[Entries from a dataset]
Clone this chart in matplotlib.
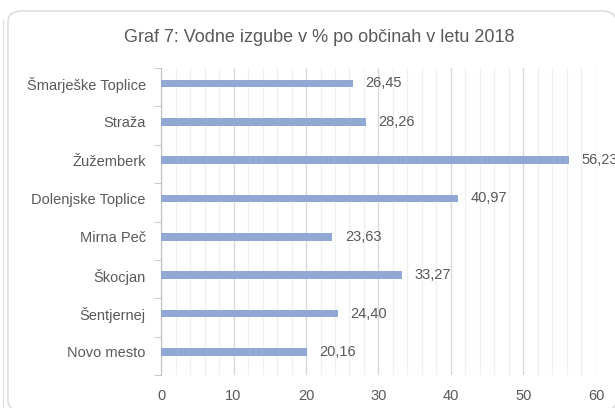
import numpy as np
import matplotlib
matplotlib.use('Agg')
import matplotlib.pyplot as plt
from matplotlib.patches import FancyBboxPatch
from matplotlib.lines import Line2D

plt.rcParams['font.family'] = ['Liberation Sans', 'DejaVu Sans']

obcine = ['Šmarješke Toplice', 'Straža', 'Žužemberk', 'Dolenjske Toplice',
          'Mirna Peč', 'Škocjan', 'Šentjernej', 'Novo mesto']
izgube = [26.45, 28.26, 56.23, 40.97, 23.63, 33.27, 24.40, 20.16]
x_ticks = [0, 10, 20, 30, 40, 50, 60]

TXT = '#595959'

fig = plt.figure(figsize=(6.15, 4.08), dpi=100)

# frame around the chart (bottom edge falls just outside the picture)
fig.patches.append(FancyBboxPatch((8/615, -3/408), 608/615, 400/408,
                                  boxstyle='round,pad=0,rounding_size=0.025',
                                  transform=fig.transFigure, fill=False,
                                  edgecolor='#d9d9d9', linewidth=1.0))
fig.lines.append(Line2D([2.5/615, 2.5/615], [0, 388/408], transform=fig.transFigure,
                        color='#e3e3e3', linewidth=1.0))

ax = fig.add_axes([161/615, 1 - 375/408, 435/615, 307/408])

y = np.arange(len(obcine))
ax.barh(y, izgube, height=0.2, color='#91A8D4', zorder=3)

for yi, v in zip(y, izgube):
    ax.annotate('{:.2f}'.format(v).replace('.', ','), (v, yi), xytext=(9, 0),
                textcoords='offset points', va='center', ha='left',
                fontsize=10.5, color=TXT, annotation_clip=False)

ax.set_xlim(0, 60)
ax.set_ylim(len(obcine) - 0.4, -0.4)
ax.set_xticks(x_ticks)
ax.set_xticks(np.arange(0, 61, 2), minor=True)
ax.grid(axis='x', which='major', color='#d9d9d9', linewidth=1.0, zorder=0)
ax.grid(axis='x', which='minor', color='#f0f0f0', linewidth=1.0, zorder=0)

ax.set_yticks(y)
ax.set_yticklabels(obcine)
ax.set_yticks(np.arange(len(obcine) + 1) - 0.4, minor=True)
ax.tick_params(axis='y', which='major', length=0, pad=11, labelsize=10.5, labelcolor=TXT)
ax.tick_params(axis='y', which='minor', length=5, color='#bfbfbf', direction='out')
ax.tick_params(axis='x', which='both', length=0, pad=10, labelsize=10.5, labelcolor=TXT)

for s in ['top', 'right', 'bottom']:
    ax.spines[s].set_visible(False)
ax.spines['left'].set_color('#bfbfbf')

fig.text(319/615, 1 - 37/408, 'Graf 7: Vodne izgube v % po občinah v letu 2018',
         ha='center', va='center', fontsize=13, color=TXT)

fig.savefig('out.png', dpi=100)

...

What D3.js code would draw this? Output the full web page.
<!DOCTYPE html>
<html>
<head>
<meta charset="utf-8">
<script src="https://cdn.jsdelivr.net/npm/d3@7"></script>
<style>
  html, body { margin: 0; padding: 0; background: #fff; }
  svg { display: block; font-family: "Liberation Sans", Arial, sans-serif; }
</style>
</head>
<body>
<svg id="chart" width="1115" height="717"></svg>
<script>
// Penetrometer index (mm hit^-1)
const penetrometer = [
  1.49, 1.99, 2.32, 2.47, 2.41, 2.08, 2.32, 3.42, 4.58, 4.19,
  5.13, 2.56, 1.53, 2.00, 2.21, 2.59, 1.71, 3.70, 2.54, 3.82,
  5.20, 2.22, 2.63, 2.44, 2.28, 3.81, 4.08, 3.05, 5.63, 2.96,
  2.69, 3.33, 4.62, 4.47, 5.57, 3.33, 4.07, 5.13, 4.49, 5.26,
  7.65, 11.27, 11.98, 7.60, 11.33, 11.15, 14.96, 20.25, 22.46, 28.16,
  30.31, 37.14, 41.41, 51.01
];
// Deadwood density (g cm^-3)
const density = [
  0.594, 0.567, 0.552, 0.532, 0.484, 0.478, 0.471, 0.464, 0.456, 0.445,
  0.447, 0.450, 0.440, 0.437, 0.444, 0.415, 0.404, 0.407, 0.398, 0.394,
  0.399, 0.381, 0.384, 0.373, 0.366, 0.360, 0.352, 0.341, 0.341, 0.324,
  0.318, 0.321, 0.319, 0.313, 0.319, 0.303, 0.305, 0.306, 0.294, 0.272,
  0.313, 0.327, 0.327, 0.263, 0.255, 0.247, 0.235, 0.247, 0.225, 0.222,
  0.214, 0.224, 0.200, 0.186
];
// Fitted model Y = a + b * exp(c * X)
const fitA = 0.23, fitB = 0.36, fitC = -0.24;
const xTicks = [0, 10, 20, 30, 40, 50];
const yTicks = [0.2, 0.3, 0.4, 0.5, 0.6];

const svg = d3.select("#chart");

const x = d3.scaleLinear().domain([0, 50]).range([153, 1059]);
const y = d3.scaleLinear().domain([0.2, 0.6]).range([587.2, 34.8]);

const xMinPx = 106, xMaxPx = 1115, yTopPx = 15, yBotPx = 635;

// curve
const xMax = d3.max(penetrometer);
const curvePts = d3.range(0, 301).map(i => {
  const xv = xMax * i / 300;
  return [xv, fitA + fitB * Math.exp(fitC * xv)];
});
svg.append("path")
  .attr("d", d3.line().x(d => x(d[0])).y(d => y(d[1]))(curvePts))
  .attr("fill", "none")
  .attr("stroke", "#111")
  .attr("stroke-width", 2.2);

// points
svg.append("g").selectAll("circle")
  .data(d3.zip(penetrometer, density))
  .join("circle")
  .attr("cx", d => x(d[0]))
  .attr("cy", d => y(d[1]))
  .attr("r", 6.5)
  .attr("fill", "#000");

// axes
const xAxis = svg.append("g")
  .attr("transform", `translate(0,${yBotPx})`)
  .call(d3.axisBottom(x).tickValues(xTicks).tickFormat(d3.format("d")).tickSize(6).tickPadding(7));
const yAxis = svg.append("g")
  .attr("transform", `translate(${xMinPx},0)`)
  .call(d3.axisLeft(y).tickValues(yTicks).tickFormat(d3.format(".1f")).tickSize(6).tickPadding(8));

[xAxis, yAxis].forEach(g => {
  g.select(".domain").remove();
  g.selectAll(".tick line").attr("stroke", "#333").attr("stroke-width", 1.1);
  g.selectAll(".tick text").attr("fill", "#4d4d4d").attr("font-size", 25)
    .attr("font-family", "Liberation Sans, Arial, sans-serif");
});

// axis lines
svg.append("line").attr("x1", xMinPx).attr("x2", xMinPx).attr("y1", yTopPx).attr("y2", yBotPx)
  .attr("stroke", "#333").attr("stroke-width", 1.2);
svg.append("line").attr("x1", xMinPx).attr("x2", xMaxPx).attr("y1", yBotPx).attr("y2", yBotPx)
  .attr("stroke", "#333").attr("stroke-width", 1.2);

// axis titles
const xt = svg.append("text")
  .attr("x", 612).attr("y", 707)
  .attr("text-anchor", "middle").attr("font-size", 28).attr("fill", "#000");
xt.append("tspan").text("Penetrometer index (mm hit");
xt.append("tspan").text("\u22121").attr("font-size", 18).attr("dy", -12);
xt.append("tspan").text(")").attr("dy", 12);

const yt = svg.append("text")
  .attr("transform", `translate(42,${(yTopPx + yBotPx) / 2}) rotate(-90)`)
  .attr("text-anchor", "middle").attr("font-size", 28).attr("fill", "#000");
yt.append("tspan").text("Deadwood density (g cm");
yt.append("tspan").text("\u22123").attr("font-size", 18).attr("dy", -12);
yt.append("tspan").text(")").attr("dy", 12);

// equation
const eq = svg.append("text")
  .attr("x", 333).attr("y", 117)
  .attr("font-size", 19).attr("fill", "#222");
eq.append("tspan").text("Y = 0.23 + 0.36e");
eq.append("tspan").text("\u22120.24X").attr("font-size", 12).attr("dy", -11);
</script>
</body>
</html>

SHORT TASK
What lines above run from the one with "Clone this chart in matplotlib." to the one with "plt.rcParams['font.family'] = ['Liberation"? Give them again exactly, ends included, and leave the pictures out.

THE ANSWER
Clone this chart in matplotlib.
import numpy as np
import matplotlib
matplotlib.use('Agg')
import matplotlib.pyplot as plt
from matplotlib.patches import FancyBboxPatch
from matplotlib.lines import Line2D

plt.rcParams['font.family'] = ['Liberation Sans', 'DejaVu Sans']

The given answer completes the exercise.